Why not just LoRaWAN alone?

It might be logical to assume that LoRaWAN could simply be used alone rather than in combination with Wi-Fi, as it provides everything necessary for an end-to-end solution and is used this way very successfully in more than 140 countries throughout the world. However, Wi-Fi can reach throughput and low latency performance that LoRaWAN is not intended to deliver. This means that in a growing number of situations, the two very different technologies are being used together to produce solutions that neither Wi-Fi nor LoRaWAN could serve alone. This powerful combination therefore opens up an even broader array of application uses.

It is also remarkably easy to integrate the two. Multiple device manufacturers make transceivers and gateways that support both Wi-Fi and LoRaWAN, and Wi-Fi access point adapters are available that plug into LoRaWAN gateways. The latest LoRaWAN/Wi-Fi gateways are smaller than their predecessors, typically about the size of two smartphones stacked together, and their cost is decreasing to price points lower even than standard consumer Wi-Fi access points. Many also include support for Bluetooth, GPS and all of LoRaWAN’s features, including multiple levels of security.
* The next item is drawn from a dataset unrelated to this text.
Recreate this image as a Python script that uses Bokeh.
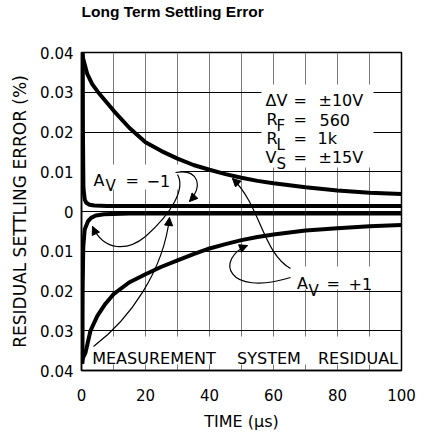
import math
from bokeh.plotting import figure
from bokeh.models import Range1d, FixedTicker, Label, BoxAnnotation, Arrow, NormalHead, Title
from bokeh.embed import file_html
from bokeh.resources import INLINE

# ---------------- data ----------------
# A_V = +1, upper (positive) settling curve
t_pos_p1 = [0, 0.7, 1.8, 3.3, 5, 7.5, 10, 15, 20, 25, 30, 35, 40, 45, 50, 55, 60, 70, 80, 90, 100]
err_pos_p1 = [0.040, 0.0379, 0.0346, 0.0321, 0.0302, 0.0278, 0.0254, 0.0210, 0.0174, 0.0152,
              0.0133, 0.0117, 0.0105, 0.0094, 0.0085, 0.0077, 0.0071, 0.0061, 0.0053, 0.0047, 0.0044]

# A_V = +1, lower (negative) settling curve
t_neg_p1 = [0, 0.5, 1.25, 2.8, 5, 7.5, 10, 15, 20, 25, 30, 35, 40, 45, 50, 55, 60, 70, 80, 90, 100]
err_neg_p1 = [-0.0383, -0.0368, -0.0355, -0.0300, -0.0262, -0.0232, -0.0208, -0.0178, -0.0158, -0.0139,
              -0.0123, -0.0107, -0.0093, -0.0082, -0.0072, -0.0064, -0.0058, -0.0048, -0.0042, -0.0037, -0.0034]

# A_V = -1, upper (positive) settling curve
t_pos_m1 = [0.4, 0.45, 0.6, 1, 1.5, 2.5, 4, 8, 100]
err_pos_m1 = [0.040, 0.020, 0.006, 0.003, 0.0022, 0.0017, 0.0015, 0.0014, 0.0014]

# A_V = -1, lower (negative) settling curve
t_neg_m1 = [0.3, 0.35, 0.55, 1, 2, 3, 4.5, 7, 15, 100]
err_neg_m1 = [-0.0383, -0.020, -0.009, -0.0045, -0.0025, -0.0016, -0.0010, -0.0007, -0.0005, -0.0005]

x_ticks = [0, 20, 40, 60, 80, 100]
x_grid_ticks = [0, 10, 20, 30, 40, 50, 60, 70, 80, 90, 100]
y_ticks = [-0.04, -0.03, -0.02, -0.01, 0, 0.01, 0.02, 0.03, 0.04]
y_tick_labels = ["0.04", "0.03", "0.02", "0.01", "0", "0.01", "0.02", "0.03", "0.04"]

# ---------------- figure ----------------
p = figure(width=426, height=436, title=None,
           x_range=Range1d(0, 100), y_range=Range1d(-0.04, 0.04),
           output_backend="svg", toolbar_location=None,
           min_border_left=81, min_border_right=25, min_border_top=52, min_border_bottom=66)
p.background_fill_color = "white"
p.border_fill_color = "white"
p.outline_line_color = "black"
p.outline_line_width = 1.5

# spacer panel between frame and title, then the title itself
p.add_layout(Title(text=" ", text_font="Liberation Sans", text_font_size="15.5px",
                   standoff=14), "above")
p.add_layout(Title(text="Long Term Settling Error", align="left", offset=0,
                   text_font="Liberation Sans", text_font_size="15.5px", text_font_style="bold",
                   text_color="black", standoff=0), "above")

FONT = "DejaVu Sans"

# axes
p.xaxis.ticker = FixedTicker(ticks=x_ticks)
p.yaxis.ticker = FixedTicker(ticks=y_ticks)
p.yaxis.major_label_overrides = dict(zip(y_ticks, y_tick_labels))
for ax in (p.xaxis[0], p.yaxis[0]):
    ax.axis_line_color = "black"
    ax.axis_line_width = 1.5
    ax.major_tick_line_color = None
    ax.minor_tick_line_color = None
    ax.major_tick_out = 0
    ax.major_tick_in = 0
    ax.major_label_text_font = FONT
    ax.major_label_text_font_size = "15px"
    ax.major_label_text_color = "black"
    ax.axis_label_text_font = FONT
    ax.axis_label_text_font_style = "normal"
    ax.axis_label_text_color = "black"
p.xaxis.major_label_standoff = 18
p.xaxis.axis_label = "TIME (μs)"
p.xaxis.axis_label_text_font_size = "16px"
p.xaxis.axis_label_standoff = 8
p.yaxis.major_label_standoff = 8
p.yaxis.axis_label = "RESIDUAL SETTLING ERROR (%)"
p.yaxis.axis_label_text_font_size = "17px"
p.yaxis.axis_label_standoff = 7

# grids
p.xgrid.ticker = FixedTicker(ticks=x_grid_ticks)
p.xgrid.grid_line_color = "#7a7a7a"
p.xgrid.grid_line_width = 1
p.ygrid.ticker = FixedTicker(ticks=y_ticks)
p.ygrid.grid_line_color = "black"
p.ygrid.grid_line_width = 1


# helpers to place annotations (pixel position in the page -> data units)
def X(px):
    return (px - 81) / 3.2


def Y(py):
    return (211 - py) / 3975


def wbox(l, r, t, b):
    p.add_layout(BoxAnnotation(left=X(l), right=X(r), top=Y(t), bottom=Y(b),
                               fill_color="white", fill_alpha=1.0, line_color=None,
                               level="underlay"))


def txt(s, px, py, size=16, font=FONT, style="normal", align="left"):
    p.add_layout(Label(x=X(px), y=Y(py), text=s, text_font=font, text_font_size=f"{size}px",
                       text_font_style=style, text_baseline="alphabetic", text_align=align,
                       text_color="black"))


# white backgrounds behind the annotation texts (interrupt the grid)
wbox(261, 373, 84, 167)
wbox(84, 180, 164, 189)
wbox(292, 378, 266, 289)
wbox(95, 398, 336, 364)

# curves
for tt, ee in ((t_pos_p1, err_pos_p1), (t_neg_p1, err_neg_p1),
               (t_pos_m1, err_pos_m1), (t_neg_m1, err_neg_m1)):
    p.line(tt, ee, line_color="black", line_width=4)

# annotation arrows (cubic curves in pixel coords -> data)
paths = [
    ((175, 172), (198, 168), (203, 186), (189, 201), True),
    ((177, 174), (185, 188), (172, 212), (145, 236), False),
    ((145, 236), (128, 250), (104, 252), (92, 226), True),
    ((290, 277), (225, 297), (215, 258), (247, 245), True),
    ((290, 268), (262, 252), (260, 205), (232, 178), True),
    ((93, 346), (130, 318), (163, 270), (169, 217), True),
]
for p0, c0, c1, p1, head in paths:
    p.bezier(x0=[X(p0[0])], y0=[Y(p0[1])], x1=[X(p1[0])], y1=[Y(p1[1])],
             cx0=[X(c0[0])], cy0=[Y(c0[1])], cx1=[X(c1[0])], cy1=[Y(c1[1])],
             line_color="black", line_width=1.2)
    if head:
        dx, dy = p1[0] - c1[0], p1[1] - c1[1]
        n = math.hypot(dx, dy)
        sx, sy = p1[0] - 3 * dx / n, p1[1] - 3 * dy / n
        p.add_layout(Arrow(x_start=X(sx), y_start=Y(sy), x_end=X(p1[0]), y_end=Y(p1[1]),
                           line_color=None,
                           end=NormalHead(size=8, fill_color="black", line_color="black",
                                          line_width=1)))

# parameter block
txt("ΔV", 265, 100)
txt("=", 293, 100)
txt("±10V", 318, 100)
txt("R", 266, 119)
txt("F", 276, 125, size=15)
txt("=", 293, 119)
txt("560", 319, 119)
txt("R", 266, 138)
txt("L", 276, 144, size=15)
txt("=", 293, 138)
txt("1k", 317, 138)
txt("V", 265, 157)
txt("S", 276, 163, size=15)
txt("=", 293, 157)
txt("±15V", 318, 157)

# A_V = -1
txt("A", 93, 180)
txt("V", 105, 185, size=15)
txt("=", 125, 180)
txt("−1", 146, 180)

# A_V = +1
txt("A", 296.5, 283)
txt("V", 308, 290, size=15)
txt("=", 326, 283)
txt("+1", 348, 283)

# measurement system residual
txt("MEASUREMENT", 153.5, 358, align="center")
txt("SYSTEM", 268.5, 358, align="center")
txt("RESIDUAL", 357.5, 358, align="center")

open("out.html", "w").write(file_html(p, INLINE))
Setting up a dual-protocol gateway is a simple process via the gateway’s software or a smartphone app.

The process of moving data generated by LoRaWAN sensors to Wi-Fi is accomplished almost instantaneously and can be tailored to activate on specific conditions. For example, when a camera using LoRaWAN detects motion and video recording begins, transmission can be handed off to Wi-Fi, which has the bandwidth and speed required to send it to the cloud.

Another example is location and tracking, where the LoRaWAN sensor “sniffs” for Wi-Fi access points and transmits the number of satisfactory access points to the LoRaWAN cloud, after which geolocation is achieved through triangulation and precise time-stamping. Even a single IoT device can achieve Wi-Fi-based geolocation accuracy of about 10 meters indoors, depending on the number of available Wi-Fi access points. Vertical elevation positioning is about 5 meters with five strong Wi-Fi signals, and outdoors in urban areas about 20 meters.

LoraWAN and WiFi complement each other.

Accuracy can also be increased when fine timing measurements (also called round trip time, or RTT) available with the IEEE 802.11mc standard are employed. IEEE 802.11mc is one of the least known recent advances in precise location technologies, as it hasn’t gotten much media attention until recently. It was incorporated in Android P and is expected to become more widely deployed in the coming years. IEEE 802.11mc can increase positioning accuracy to about 1 meter and provide vertical (Z-axis) location information, which has eluded a solution in the past.

Wi-Fi RTT reduces location error to about 1 meter in all three axes, making it possible, for example, for first responders to locate someone using a smartphone to call 911 and be precisely located in an apartment in a multistory building. When RTT-enabled Wi-Fi access points and LoRaWAN are used together, this same precision extends to remote locations as well.

LoRaWAN and Wi-Fi simply play well together, something that cannot be said for other wireless communications technologies, whether short or long range. Cellular networks can accomplish most of what LoRaWAN can, but require much more infrastructure, are more costly to deploy, consume more device battery lifetime, and give you limited control over your IoT communications network. As a result, LoRaWAN has risen to become the most widely deployed LPWAN technology, and thanks to Wi-Fi’s extremely high data rates over short distances, it trumps all other solutions by an order of magnitude. Together, they offer a unique solution.